*DATA PROVIDED:*

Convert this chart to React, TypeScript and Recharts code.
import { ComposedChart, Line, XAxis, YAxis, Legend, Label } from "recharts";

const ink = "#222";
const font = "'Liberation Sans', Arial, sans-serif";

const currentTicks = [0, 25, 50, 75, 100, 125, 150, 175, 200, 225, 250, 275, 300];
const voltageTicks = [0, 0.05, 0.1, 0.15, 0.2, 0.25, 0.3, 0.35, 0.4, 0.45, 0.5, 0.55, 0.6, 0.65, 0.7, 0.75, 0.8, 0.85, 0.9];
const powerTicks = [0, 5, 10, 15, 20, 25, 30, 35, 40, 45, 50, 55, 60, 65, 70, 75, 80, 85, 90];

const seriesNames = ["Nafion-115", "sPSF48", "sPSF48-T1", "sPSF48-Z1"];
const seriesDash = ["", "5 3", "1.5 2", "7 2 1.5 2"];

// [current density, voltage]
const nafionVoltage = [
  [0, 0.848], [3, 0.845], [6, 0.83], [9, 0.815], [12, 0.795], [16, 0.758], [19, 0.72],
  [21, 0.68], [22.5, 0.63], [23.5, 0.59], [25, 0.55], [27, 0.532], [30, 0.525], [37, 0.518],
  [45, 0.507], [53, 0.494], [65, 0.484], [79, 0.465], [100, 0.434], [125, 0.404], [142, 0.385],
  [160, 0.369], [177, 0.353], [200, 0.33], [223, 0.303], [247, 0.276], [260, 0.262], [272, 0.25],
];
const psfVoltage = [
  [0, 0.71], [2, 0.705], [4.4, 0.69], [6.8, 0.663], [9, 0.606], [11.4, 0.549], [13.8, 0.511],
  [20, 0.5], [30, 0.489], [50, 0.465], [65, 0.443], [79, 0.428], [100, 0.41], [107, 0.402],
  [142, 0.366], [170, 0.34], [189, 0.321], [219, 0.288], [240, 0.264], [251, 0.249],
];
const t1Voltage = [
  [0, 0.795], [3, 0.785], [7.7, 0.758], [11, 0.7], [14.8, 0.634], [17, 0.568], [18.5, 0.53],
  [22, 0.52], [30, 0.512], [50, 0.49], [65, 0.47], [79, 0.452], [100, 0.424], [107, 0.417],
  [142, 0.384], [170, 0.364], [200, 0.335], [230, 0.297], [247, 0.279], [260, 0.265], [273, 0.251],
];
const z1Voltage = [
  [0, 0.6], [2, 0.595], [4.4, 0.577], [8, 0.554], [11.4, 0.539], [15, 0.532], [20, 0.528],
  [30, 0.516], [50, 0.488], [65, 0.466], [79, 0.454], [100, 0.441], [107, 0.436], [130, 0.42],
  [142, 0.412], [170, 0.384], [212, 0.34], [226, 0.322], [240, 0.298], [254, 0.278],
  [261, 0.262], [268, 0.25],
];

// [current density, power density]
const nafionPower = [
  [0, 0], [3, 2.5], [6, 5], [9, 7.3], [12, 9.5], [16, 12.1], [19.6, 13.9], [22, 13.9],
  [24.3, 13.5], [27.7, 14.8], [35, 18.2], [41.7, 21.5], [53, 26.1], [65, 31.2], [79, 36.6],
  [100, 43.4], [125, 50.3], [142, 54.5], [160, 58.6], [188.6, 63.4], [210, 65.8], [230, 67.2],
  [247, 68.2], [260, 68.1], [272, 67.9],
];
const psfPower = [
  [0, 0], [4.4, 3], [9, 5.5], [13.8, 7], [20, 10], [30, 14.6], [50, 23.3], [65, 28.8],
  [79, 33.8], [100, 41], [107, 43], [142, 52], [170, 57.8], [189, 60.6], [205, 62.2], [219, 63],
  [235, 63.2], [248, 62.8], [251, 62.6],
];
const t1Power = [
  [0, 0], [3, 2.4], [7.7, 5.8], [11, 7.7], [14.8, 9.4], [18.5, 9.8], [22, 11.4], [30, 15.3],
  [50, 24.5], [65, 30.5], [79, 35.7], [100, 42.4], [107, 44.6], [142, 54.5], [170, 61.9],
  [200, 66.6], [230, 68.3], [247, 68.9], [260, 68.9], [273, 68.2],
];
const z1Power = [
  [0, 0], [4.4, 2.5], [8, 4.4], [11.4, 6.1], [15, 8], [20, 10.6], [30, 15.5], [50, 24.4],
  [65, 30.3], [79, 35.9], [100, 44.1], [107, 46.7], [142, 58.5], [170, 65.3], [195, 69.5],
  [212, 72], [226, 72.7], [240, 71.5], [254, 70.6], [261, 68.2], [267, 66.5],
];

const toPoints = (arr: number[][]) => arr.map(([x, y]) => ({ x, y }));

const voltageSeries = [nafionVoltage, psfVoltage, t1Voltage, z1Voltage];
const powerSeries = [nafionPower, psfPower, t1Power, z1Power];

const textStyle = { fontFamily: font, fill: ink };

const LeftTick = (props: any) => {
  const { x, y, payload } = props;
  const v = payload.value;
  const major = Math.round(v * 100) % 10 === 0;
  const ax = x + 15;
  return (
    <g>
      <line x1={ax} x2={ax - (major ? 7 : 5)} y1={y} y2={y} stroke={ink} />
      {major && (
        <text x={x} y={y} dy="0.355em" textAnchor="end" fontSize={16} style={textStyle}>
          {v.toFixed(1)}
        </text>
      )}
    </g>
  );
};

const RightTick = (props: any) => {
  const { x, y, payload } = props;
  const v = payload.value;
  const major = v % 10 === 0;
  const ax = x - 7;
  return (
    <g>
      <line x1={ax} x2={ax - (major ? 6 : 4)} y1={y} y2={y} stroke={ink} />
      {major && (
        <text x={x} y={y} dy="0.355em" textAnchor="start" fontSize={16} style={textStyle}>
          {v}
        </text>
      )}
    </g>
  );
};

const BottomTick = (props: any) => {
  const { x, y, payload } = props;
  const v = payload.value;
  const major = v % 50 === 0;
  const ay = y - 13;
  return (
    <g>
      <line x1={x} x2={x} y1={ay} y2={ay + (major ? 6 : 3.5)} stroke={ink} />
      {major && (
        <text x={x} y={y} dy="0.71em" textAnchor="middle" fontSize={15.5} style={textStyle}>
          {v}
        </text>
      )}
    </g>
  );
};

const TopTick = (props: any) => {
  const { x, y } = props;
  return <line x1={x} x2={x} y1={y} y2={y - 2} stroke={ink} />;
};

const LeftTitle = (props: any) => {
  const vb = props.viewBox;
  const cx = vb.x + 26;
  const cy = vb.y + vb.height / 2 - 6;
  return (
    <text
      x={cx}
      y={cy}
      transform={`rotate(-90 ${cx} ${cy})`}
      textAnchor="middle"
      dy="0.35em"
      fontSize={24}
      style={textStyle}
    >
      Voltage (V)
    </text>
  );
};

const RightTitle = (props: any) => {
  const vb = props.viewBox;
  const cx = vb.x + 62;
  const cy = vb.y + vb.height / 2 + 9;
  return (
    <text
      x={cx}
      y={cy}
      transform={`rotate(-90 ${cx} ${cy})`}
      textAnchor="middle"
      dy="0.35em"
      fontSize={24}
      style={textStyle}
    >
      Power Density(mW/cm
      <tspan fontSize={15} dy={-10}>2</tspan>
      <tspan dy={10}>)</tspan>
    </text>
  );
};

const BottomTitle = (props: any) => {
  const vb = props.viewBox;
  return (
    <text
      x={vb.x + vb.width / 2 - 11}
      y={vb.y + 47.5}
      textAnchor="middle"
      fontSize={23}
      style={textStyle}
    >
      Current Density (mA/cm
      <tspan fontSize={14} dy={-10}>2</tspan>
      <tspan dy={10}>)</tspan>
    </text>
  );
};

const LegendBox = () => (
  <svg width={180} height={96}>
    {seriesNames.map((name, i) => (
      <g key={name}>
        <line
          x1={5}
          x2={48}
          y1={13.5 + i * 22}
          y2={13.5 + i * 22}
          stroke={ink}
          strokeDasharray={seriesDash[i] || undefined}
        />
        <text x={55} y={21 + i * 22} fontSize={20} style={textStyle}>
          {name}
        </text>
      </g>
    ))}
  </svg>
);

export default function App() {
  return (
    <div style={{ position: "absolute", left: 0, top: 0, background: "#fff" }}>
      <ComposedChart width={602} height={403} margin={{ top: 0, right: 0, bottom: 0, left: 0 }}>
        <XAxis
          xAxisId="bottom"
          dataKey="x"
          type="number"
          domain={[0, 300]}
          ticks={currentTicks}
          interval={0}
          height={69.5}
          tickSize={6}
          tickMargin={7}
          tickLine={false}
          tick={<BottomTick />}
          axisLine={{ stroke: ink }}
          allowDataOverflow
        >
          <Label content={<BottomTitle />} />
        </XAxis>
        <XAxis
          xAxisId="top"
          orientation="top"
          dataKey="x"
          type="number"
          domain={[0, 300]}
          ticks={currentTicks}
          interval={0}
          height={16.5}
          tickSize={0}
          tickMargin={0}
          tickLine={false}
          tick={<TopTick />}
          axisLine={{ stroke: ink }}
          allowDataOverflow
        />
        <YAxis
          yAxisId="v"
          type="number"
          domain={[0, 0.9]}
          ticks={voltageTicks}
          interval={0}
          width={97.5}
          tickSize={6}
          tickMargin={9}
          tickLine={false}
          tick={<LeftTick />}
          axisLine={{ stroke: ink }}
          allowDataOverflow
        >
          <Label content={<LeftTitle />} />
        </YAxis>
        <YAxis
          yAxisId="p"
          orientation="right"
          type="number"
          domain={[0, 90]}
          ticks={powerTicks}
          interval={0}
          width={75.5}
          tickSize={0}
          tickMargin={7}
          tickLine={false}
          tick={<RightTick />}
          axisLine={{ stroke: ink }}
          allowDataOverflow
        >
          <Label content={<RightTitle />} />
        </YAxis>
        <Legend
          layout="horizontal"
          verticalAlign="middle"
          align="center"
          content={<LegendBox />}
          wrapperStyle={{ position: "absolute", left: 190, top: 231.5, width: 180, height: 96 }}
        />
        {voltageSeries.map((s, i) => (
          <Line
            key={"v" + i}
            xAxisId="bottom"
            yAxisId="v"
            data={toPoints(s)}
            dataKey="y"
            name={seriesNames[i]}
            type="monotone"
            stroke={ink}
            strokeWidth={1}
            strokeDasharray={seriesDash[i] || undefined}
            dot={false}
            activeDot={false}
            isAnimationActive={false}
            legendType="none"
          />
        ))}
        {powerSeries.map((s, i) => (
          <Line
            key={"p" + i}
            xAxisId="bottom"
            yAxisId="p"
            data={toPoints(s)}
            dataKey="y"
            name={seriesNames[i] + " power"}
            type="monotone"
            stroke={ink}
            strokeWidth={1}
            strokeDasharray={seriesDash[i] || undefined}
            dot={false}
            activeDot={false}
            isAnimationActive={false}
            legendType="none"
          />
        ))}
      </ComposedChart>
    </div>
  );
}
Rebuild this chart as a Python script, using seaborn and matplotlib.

*GIVEN PROBLEM:* Check each line of the records for "this" and copy the ones that contain it.

*CORRECT OUTPUT:*
Convert this chart to React, TypeScript and Recharts code.
Rebuild this chart as a Python script, using seaborn and matplotlib.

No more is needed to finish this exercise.